The best thing to be said of the graphics in SCM-ZERO is that they are consistent to a style, that of the Italian comic book artist Sio, which could charitably be compared to Picasso’s Early Crayon Stick Figure Period. Everything is bright, colorful, and so oddly proportioned that it somehow comes back around to looking alright in context. On the Switch, the sheer number of enemies in later levels can lead to slowdown issues, but the monsters themselves are always cute, cheerful bundles of murderous intent.

There are a few other bugs worth mentioning for the Switch version. The most frequent one occurs when a player runs out of lives and is booted back to the world map. Less frequently it may happen when using a gate to exit to the world map instead. Either way, the game crashes, but since exiting an area is always preceded by an auto-save, no progress is lost. The same cannot be said for whatever bug randomly crashes the game at the armor depot in the main town. That one is thankfully far rarer, though more annoying. Finally, it is possible to go outside the borders of the main town map using a combination of water-walking and jumping, and then get stuck there without any way out until the game is rebooted. That last one’s more about looking for trouble, though.

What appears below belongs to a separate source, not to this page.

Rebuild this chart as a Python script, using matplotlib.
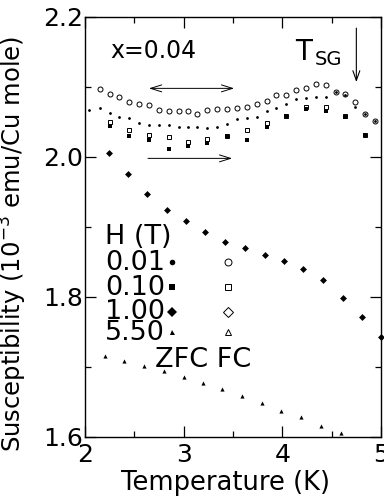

I should have more to say, but due to issues with soloing the later levels, I had to give this game up in frustration. If I had some buddies over to mess around with the multiplayer, things might be different, but as it is I shall likely be gifting this game to someone else later in the year. If and when I find someone of a mind to go along with the weirdness. Super Cane Magic ZERO is simply too precious, too uniquely itself, to be appreciated by everyone.